If you are not already familiar with domain hierarchy, a top-level domain (“TLD”) is the core suffix of the domain, such as .com, .net, .org, etc. Most TLDs with three or more characters are referred to as “generic” TLDs (“gTLDs”). Beginning within days, the Internet Corporation for Assigned Names and Numbers (“ICANN”), Internet’s governing body, will make available over 1500 new gTLDs over the course of the next few years! These new domains will range from industry based domains, geographic based domains and even brand names like .nfl. Some new gTLDs won’t even be based on Latin scripts.

What are the implications of all the new gTLDs? Understanding how the release of the new gTLDs will affect your business or your brand is extremely important. First, it helps to understand that ICANN will release the new gTLDs in an effort to give businesses and trademark owners more options so they can avoid paying huge sums to recover domains already taken. Unfortunately, while that is theoretically a good thing, there will also be increased enforcement costs now and simply more gTLDs to worry about acquiring! Whatever advantages or disadvantages the release of the new gTLDs will create, your business must undoubtedly prepare in advance.

Protecting your business’s brand in advance of this release will be critical. ICANN has established the Trademark Clearinghouse (“TMCH”), a central database designed to verify and store information regarding nationally and multi-nationally registered trademarks. Trademark owners who record their marks with the TMCH will have the opportunity to pre-register domain names before each new gTLD is released to the general public. But, your trademarks must be registered federally first to be eligible for pre-registration. Once a new gTLD is publicly released, the TMCH will notify trademark owners about potentially infringing registrations. These benefits will only benefit trademark owners who record prior to the launch of pertinent gTLDs.

What should I do now to prepare for the release of any relevant new gTLDs?

First, your business should create a list of any relevant brands it desires to protect. Next, register all of your important, core marks at the federal level if your business hasn’t taken this step already. Then you should register each federally registered trademark for your core brands with the TMCH to capitalize on early registration. This will help your business avoid cybersquatting and having to deal with re-acquiring any new gTLDs. (The TMCH charges an annual fee of approximately $150 per mark for its services). If your business owns multiple trademarks, you should also consider engaging a trademark agent. Trademark agents are exempt from certain restrictions imposed by the TMCH. Most importantly, trademark agents will ensure that all marks are properly verified and notify you or your business when relevant gTLDs launch.

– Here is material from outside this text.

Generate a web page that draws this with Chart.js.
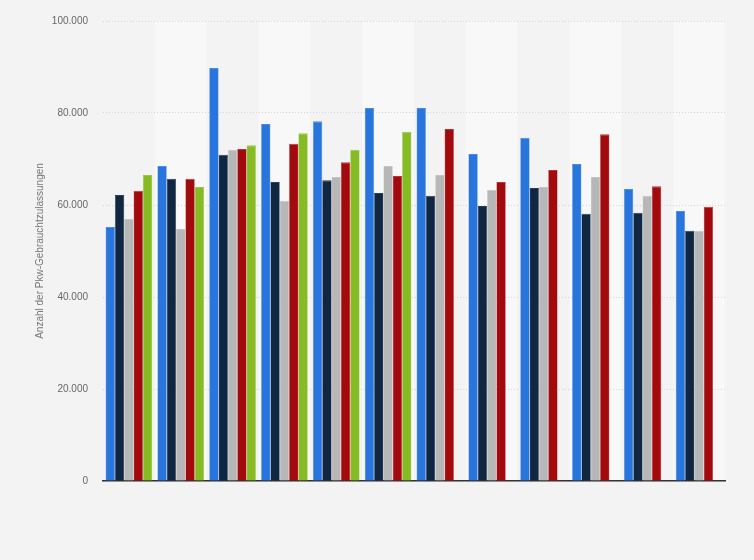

You or your business should identify any new relevant gTLDs that you want to protect from third-party registration. Trademark owners will have an opportunity to pre-register domain names containing any of their recorded marks during a 30-day “sunrise period” immediately before the release of each new gTLD. Businesses should also implement procedures for managing third-party registration notifications. For a period of 90 days following each new gTLD release, trademark owners will be notified whenever a third-party registers a domain name containing their recorded marks. It is strongly recommended that your business employ a mechanism for evaluating these notifications and taking any necessary enforcement action.